# [AIM OF THE TASK]
Write out exactly the lines from the one containing "Emit a LaTeX" through the last line of the records below, both included, and leave out any pictures.

[Begin INPUT DATA]

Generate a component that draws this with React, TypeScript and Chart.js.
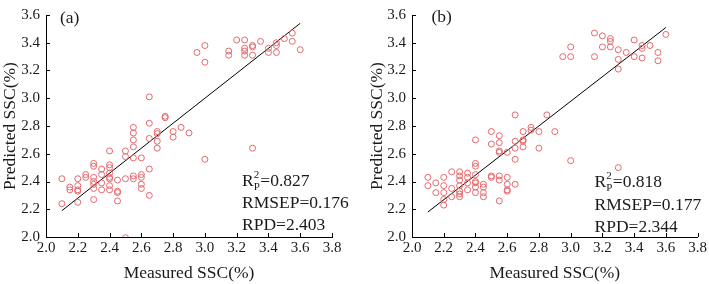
import React, { useEffect, useRef } from "react";
import { Chart, registerables } from "chart.js";

Chart.register(...registerables);

// ---------- data ----------
const xTicks = [2.0, 2.2, 2.4, 2.6, 2.8, 3.0, 3.2, 3.4, 3.6, 3.8];
const yTicks = [2.0, 2.2, 2.4, 2.6, 2.8, 3.0, 3.2, 3.4, 3.6];

const measuredA = [
  2.1, 2.1,
  2.15, 2.15,
  2.2, 2.2, 2.2, 2.2, 2.2,
  2.25, 2.25,
  2.3, 2.3, 2.3, 2.3, 2.3, 2.3, 2.3,
  2.35, 2.35, 2.35, 2.35,
  2.4, 2.4, 2.4, 2.4, 2.4, 2.4, 2.4, 2.4,
  2.45, 2.45, 2.45, 2.45,
  2.5, 2.5, 2.5, 2.5,
  2.55, 2.55, 2.55, 2.55, 2.55, 2.55, 2.55,
  2.6, 2.6, 2.6, 2.6, 2.6,
  2.65, 2.65, 2.65, 2.65, 2.65,
  2.7, 2.7, 2.7, 2.7,
  2.75, 2.75,
  2.8, 2.8,
  2.85,
  2.9,
  2.95,
  3.0, 3.0, 3.0,
  3.15, 3.15,
  3.2,
  3.25, 3.25, 3.25, 3.25,
  3.3, 3.3, 3.3, 3.3,
  3.35,
  3.4, 3.4,
  3.45, 3.45, 3.45,
  3.5,
  3.55, 3.55,
  3.6,
];
const predictedA = [
  2.42, 2.24,
  2.36, 2.34,
  2.42, 2.37, 2.34, 2.33, 2.25,
  2.45, 2.43,
  2.53, 2.51, 2.43, 2.4, 2.38, 2.35, 2.27,
  2.49, 2.45, 2.39, 2.34,
  2.62, 2.52, 2.5, 2.46, 2.43, 2.42, 2.37, 2.34,
  2.41, 2.33, 2.32, 2.26,
  2.62, 2.58, 2.42, 1.995,
  2.79, 2.75, 2.7, 2.65, 2.57, 2.44, 2.42,
  2.57, 2.45, 2.43, 2.38, 2.35,
  3.01, 2.82, 2.71, 2.49, 2.3,
  2.76, 2.745, 2.69, 2.64,
  2.87, 2.86,
  2.76, 2.72,
  2.79,
  2.75,
  3.33,
  3.38, 3.26, 2.56,
  3.34, 3.31,
  3.42,
  3.42, 3.36, 3.34, 3.31,
  3.38, 3.37, 3.31, 2.64,
  3.41,
  3.36, 3.33,
  3.4, 3.38, 3.33,
  3.43,
  3.47, 3.41,
  3.35,
];

const measuredB = [
  2.1, 2.1,
  2.15, 2.15,
  2.2, 2.2, 2.2, 2.2, 2.2,
  2.25, 2.25, 2.25,
  2.3, 2.3, 2.3, 2.3, 2.3, 2.3, 2.3,
  2.35, 2.35, 2.35, 2.35,
  2.4, 2.4, 2.4, 2.4, 2.4, 2.4, 2.4, 2.4,
  2.45, 2.45, 2.45, 2.45,
  2.5, 2.5, 2.5, 2.5,
  2.55, 2.55, 2.55, 2.55, 2.55, 2.55, 2.55,
  2.6, 2.6, 2.6, 2.6, 2.6,
  2.65, 2.65, 2.65, 2.65, 2.65,
  2.7, 2.7, 2.7, 2.7,
  2.75, 2.75,
  2.8, 2.8,
  2.85,
  2.9,
  2.95,
  3.0, 3.0, 3.0,
  3.15, 3.15,
  3.2, 3.2,
  3.25, 3.25, 3.25,
  3.3, 3.3, 3.3, 3.3,
  3.35,
  3.4, 3.4,
  3.45, 3.45, 3.45,
  3.5,
  3.55, 3.55,
  3.6,
];
const predictedB = [
  2.43, 2.37,
  2.39, 2.32,
  2.43, 2.37, 2.32, 2.27, 2.23,
  2.47, 2.35, 2.29,
  2.47, 2.44, 2.41, 2.37, 2.33, 2.31, 2.29,
  2.46, 2.43, 2.39, 2.34,
  2.7, 2.53, 2.51, 2.45, 2.4, 2.39, 2.36, 2.32,
  2.38, 2.36, 2.32, 2.29,
  2.76, 2.67, 2.44, 2.43,
  2.73, 2.68, 2.62, 2.61, 2.44, 2.41, 2.26,
  2.61, 2.43, 2.38, 2.34, 2.33,
  2.88, 2.69, 2.64, 2.56, 2.38,
  2.76, 2.7, 2.69, 2.65,
  2.79, 2.77,
  2.76, 2.64,
  2.88,
  2.76,
  3.3,
  3.37, 3.3, 2.55,
  3.47, 3.3,
  3.45, 3.37,
  3.43, 3.41, 3.37,
  3.35, 3.28, 3.21, 2.5,
  3.33,
  3.42, 3.3,
  3.38, 3.36, 3.29,
  3.38,
  3.33, 3.27,
  3.46,
];

const fitXA = [2.1, 3.6];
const fitYA = [2.19, 3.54];
const fitXB = [2.1, 3.6];
const fitYB = [2.18, 3.51];

const panelLabels = ["(a)", "(b)"];
const r2Values = ["0.827", "0.818"];
const rmsepValues = ["0.176", "0.177"];
const rpdValues = ["2.403", "2.344"];

const xTitle = "Measured SSC(%)";
const yTitle = "Predicted SSC(%)";

// ---------- styling ----------
const FONT = '"Times New Roman", "Liberation Serif", serif';
const POINT_COLOR = "rgb(228, 104, 108)";
const TEXT_COLOR = "#1a1a1a";

type Layout = {
  width: number;
  yWidth: number;
  padRight: number;
  yTitlePad: number;
  labelX: number;
  labelY: number;
  statsX: number;
  statsY: number[];
};

const layouts: Layout[] = [
  { width: 355, yWidth: 46, padRight: 23, yTitlePad: 0, labelX: 60, labelY: 18, statsX: 242, statsY: [186, 208, 230] },
  { width: 354, yWidth: 57, padRight: 11, yTitlePad: 11.5, labelX: 76.5, labelY: 17, statsX: 239.5, statsY: [187, 210, 232] },
];

function Panel(props: {
  idx: number;
  measured: number[];
  predicted: number[];
  fitX: number[];
  fitY: number[];
}) {
  const ref = useRef<HTMLCanvasElement | null>(null);
  const { idx, measured, predicted, fitX, fitY } = props;
  const lay = layouts[idx];

  useEffect(() => {
    if (!ref.current) return;

    const inwardTicks = {
      id: "inwardTicks" + idx,
      afterDatasetsDraw(chart: any) {
        const { ctx, chartArea } = chart;
        const x = chart.scales.x;
        const y = chart.scales.y;
        ctx.save();
        ctx.strokeStyle = "#000";
        ctx.lineWidth = 1;
        ctx.beginPath();
        xTicks.forEach((v) => {
          const px = Math.round(x.getPixelForValue(v)) + 0.5;
          ctx.moveTo(px, chartArea.bottom);
          ctx.lineTo(px, chartArea.bottom - 4);
        });
        yTicks.forEach((v) => {
          const py = Math.round(y.getPixelForValue(v)) + 0.5;
          ctx.moveTo(chartArea.left, py);
          ctx.lineTo(chartArea.left + 4, py);
        });
        ctx.stroke();
        ctx.restore();
      },
    };

    const annotations = {
      id: "annotations" + idx,
      afterDraw(chart: any) {
        const { ctx } = chart;
        ctx.save();
        ctx.fillStyle = TEXT_COLOR;
        ctx.textAlign = "left";
        ctx.font = `17.5px ${FONT}`;
        ctx.textBaseline = "middle";
        ctx.fillText(panelLabels[idx], lay.labelX, lay.labelY);

        ctx.textBaseline = "alphabetic";
        const sx = lay.statsX;
        const [b1, b2, b3] = lay.statsY;
        ctx.font = `17.5px ${FONT}`;
        ctx.fillText("R", sx, b1);
        const rw = ctx.measureText("R").width;
        ctx.font = `11px ${FONT}`;
        ctx.fillText("2", sx + rw, b1 - 8);
        ctx.fillText("P", sx + rw, b1 + 4);
        const sw = Math.max(ctx.measureText("2").width, ctx.measureText("P").width);
        ctx.font = `17.5px ${FONT}`;
        ctx.fillText("=" + r2Values[idx], sx + rw + sw + 0.5, b1);
        ctx.fillText("RMSEP=" + rmsepValues[idx], sx, b2);
        ctx.fillText("RPD=" + rpdValues[idx], sx, b3);
        ctx.restore();
      },
    };

    const chart = new Chart(ref.current, {
      type: "scatter",
      data: {
        datasets: [
          {
            data: measured.map((m, i) => ({ x: m, y: predicted[i] })),
            pointStyle: "circle",
            pointRadius: 3,
            pointBorderWidth: 1,
            pointBorderColor: POINT_COLOR,
            pointBackgroundColor: "rgba(0,0,0,0)",
            showLine: false,
          },
          {
            data: fitX.map((v, i) => ({ x: v, y: fitY[i] })),
            showLine: true,
            borderColor: "#000",
            borderWidth: 1,
            pointRadius: 0,
          },
        ],
      },
      options: {
        animation: false,
        responsive: false,
        maintainAspectRatio: false,
        devicePixelRatio: 1,
        layout: { padding: { top: 8, right: lay.padRight, bottom: 0, left: 0 } },
        plugins: {
          legend: { display: false },
          tooltip: { enabled: false },
        },
        scales: {
          x: {
            type: "linear",
            min: 2.0,
            max: 3.8,
            afterBuildTicks: (s: any) => {
              s.ticks = xTicks.map((v) => ({ value: v }));
            },
            afterFit: (s: any) => {
              s.height = 47;
            },
            grid: { display: false, drawTicks: false },
            border: { display: true, color: "#000", width: 1 },
            ticks: {
              padding: 2,
              color: TEXT_COLOR,
              font: { family: FONT, size: 15 },
              maxRotation: 0,
              autoSkip: false,
              callback: (v: any) => Number(v).toFixed(1),
            },
            title: {
              display: true,
              text: xTitle,
              color: TEXT_COLOR,
              font: { family: FONT, size: 17.5 },
              padding: { top: 0, bottom: 0 },
            },
          },
          y: {
            type: "linear",
            min: 2.0,
            max: 3.6,
            afterBuildTicks: (s: any) => {
              s.ticks = yTicks.map((v) => ({ value: v }));
            },
            afterFit: (s: any) => {
              s.width = lay.yWidth;
            },
            grid: { display: false, drawTicks: false },
            border: { display: true, color: "#000", width: 1 },
            ticks: {
              padding: 6,
              color: TEXT_COLOR,
              font: { family: FONT, size: 15 },
              autoSkip: false,
              callback: (v: any) => Number(v).toFixed(1),
            },
            title: {
              display: true,
              text: yTitle,
              color: TEXT_COLOR,
              font: { family: FONT, size: 17.5 },
              padding: { top: lay.yTitlePad, bottom: 0 },
            },
          },
        },
      },
      plugins: [inwardTicks, annotations],
    } as any);

    return () => chart.destroy();
  }, [idx, measured, predicted, fitX, fitY, lay]);

  return (
    <canvas
      ref={ref}
      width={lay.width}
      height={284}
      style={{ display: "block", width: lay.width, height: 284 }}
    />
  );
}

export default function App() {
  return (
    <div
      style={{
        position: "fixed",
        left: 0,
        top: 0,
        width: 709,
        height: 284,
        background: "#fff",
        display: "flex",
        flexDirection: "row",
      }}
    >
      <Panel idx={0} measured={measuredA} predicted={predictedA} fitX={fitXA} fitY={fitYA} />
      <Panel idx={1} measured={measuredB} predicted={predictedB} fitX={fitXB} fitY={fitYB} />
    </div>
  );
}
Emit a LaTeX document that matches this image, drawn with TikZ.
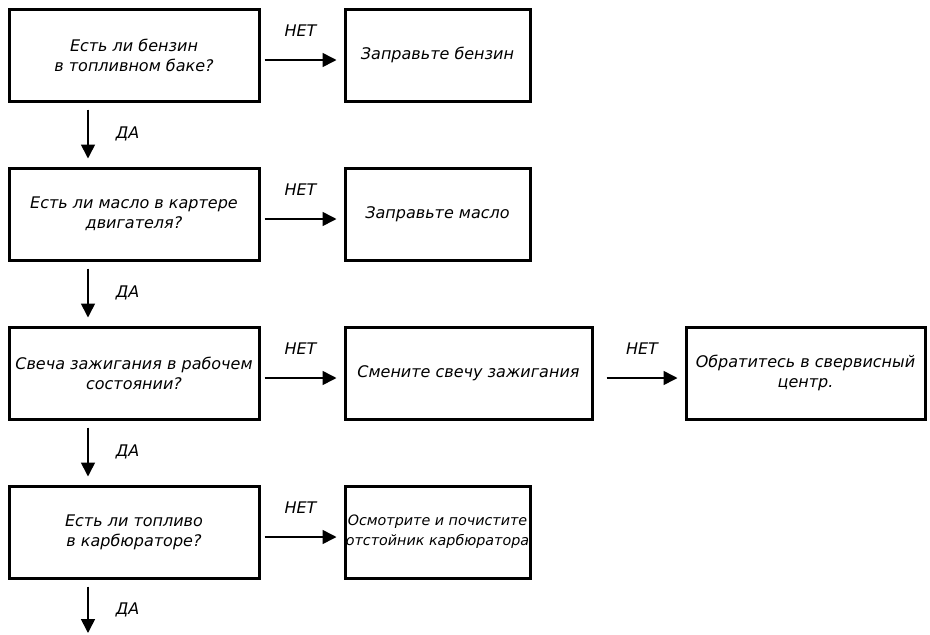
\documentclass[tikz,border=0pt]{standalone}
\usepackage{fontspec}
\setmainfont{DejaVu Sans}
\usetikzlibrary{arrows.meta,calc}
\begin{document}
\begin{tikzpicture}[x=1pt,y=-1pt,
  box/.style={draw, line width=3pt, rectangle, minimum height=92pt, inner sep=0pt, align=center,
     font=\fontsize{16}{20}\selectfont\itshape},
  arr/.style={line width=1.6pt, -{Triangle[length=14pt,width=14pt]}},
  lbl/.style={font=\fontsize{16}{18}\selectfont\itshape, inner sep=0pt}]
\useasboundingbox (0,0) rectangle (930,635);
% left column
\node[box, minimum width=250pt] (q1) at (134,55) {Есть ли бензин\\в топливном баке?};
\node[box, minimum width=250pt] (q2) at (134,214) {Есть ли масло в картере\\двигателя?};
\node[box, minimum width=250pt] (q3) at (134,373) {Свеча зажигания в рабочем\\состоянии?};
\node[box, minimum width=250pt] (q4) at (134,532) {Есть ли топливо\\в карбюраторе?};
% middle column
\node[box, minimum width=185pt] (a1) at (437.5,55) {Заправьте бензин};
\node[box, minimum width=185pt] (a2) at (437.5,214) {Заправьте масло};
\node[box, minimum width=247pt] (a3) at (468.5,373) {Смените свечу зажигания};
\node[box, minimum width=185pt, font=\fontsize{14.3}{20}\selectfont\itshape] (a4) at (437.5,532) {Осмотрите и почистите\\отстойник карбюратора};
% right
\node[box, minimum width=239pt] (s3) at (805.5,373) {Обратитесь в свервисный\\центр.};
\coordinate (end) at (88,633);
% horizontal arrows
\foreach \q/\a in {q1/a1,q2/a2,q3/a3,q4/a4}{
  \draw[arr] ([shift={(4,5)}]\q.east) -- node[lbl, above=23pt] {НЕТ} ([shift={(-7,5)}]\a.west);
}
\draw[arr] ([shift={(13,5)}]a3.east) -- node[lbl, above=23pt] {НЕТ} ([shift={(-7,5)}]s3.west);
% vertical arrows
\foreach \q/\n in {q1/q2,q2/q3,q3/q4}{
  \draw[arr] ([shift={(-46,7)}]\q.south) -- node[lbl, right=27pt] {ДА} ([shift={(-46,-8)}]\n.north);
}
\draw[arr] ([shift={(-46,7)}]q4.south) -- node[lbl, right=27pt] {ДА} (end);
\end{tikzpicture}
\end{document}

[End INPUT DATA]

# [SOLVED PROBLEM]
Emit a LaTeX document that matches this image, drawn with TikZ.
\documentclass[tikz,border=0pt]{standalone}
\usepackage{fontspec}
\setmainfont{DejaVu Sans}
\usetikzlibrary{arrows.meta,calc}
\begin{document}
\begin{tikzpicture}[x=1pt,y=-1pt,
  box/.style={draw, line width=3pt, rectangle, minimum height=92pt, inner sep=0pt, align=center,
     font=\fontsize{16}{20}\selectfont\itshape},
  arr/.style={line width=1.6pt, -{Triangle[length=14pt,width=14pt]}},
  lbl/.style={font=\fontsize{16}{18}\selectfont\itshape, inner sep=0pt}]
\useasboundingbox (0,0) rectangle (930,635);
% left column
\node[box, minimum width=250pt] (q1) at (134,55) {Есть ли бензин\\в топливном баке?};
\node[box, minimum width=250pt] (q2) at (134,214) {Есть ли масло в картере\\двигателя?};
\node[box, minimum width=250pt] (q3) at (134,373) {Свеча зажигания в рабочем\\состоянии?};
\node[box, minimum width=250pt] (q4) at (134,532) {Есть ли топливо\\в карбюраторе?};
% middle column
\node[box, minimum width=185pt] (a1) at (437.5,55) {Заправьте бензин};
\node[box, minimum width=185pt] (a2) at (437.5,214) {Заправьте масло};
\node[box, minimum width=247pt] (a3) at (468.5,373) {Смените свечу зажигания};
\node[box, minimum width=185pt, font=\fontsize{14.3}{20}\selectfont\itshape] (a4) at (437.5,532) {Осмотрите и почистите\\отстойник карбюратора};
% right
\node[box, minimum width=239pt] (s3) at (805.5,373) {Обратитесь в свервисный\\центр.};
\coordinate (end) at (88,633);
% horizontal arrows
\foreach \q/\a in {q1/a1,q2/a2,q3/a3,q4/a4}{
  \draw[arr] ([shift={(4,5)}]\q.east) -- node[lbl, above=23pt] {НЕТ} ([shift={(-7,5)}]\a.west);
}
\draw[arr] ([shift={(13,5)}]a3.east) -- node[lbl, above=23pt] {НЕТ} ([shift={(-7,5)}]s3.west);
% vertical arrows
\foreach \q/\n in {q1/q2,q2/q3,q3/q4}{
  \draw[arr] ([shift={(-46,7)}]\q.south) -- node[lbl, right=27pt] {ДА} ([shift={(-46,-8)}]\n.north);
}
\draw[arr] ([shift={(-46,7)}]q4.south) -- node[lbl, right=27pt] {ДА} (end);
\end{tikzpicture}
\end{document}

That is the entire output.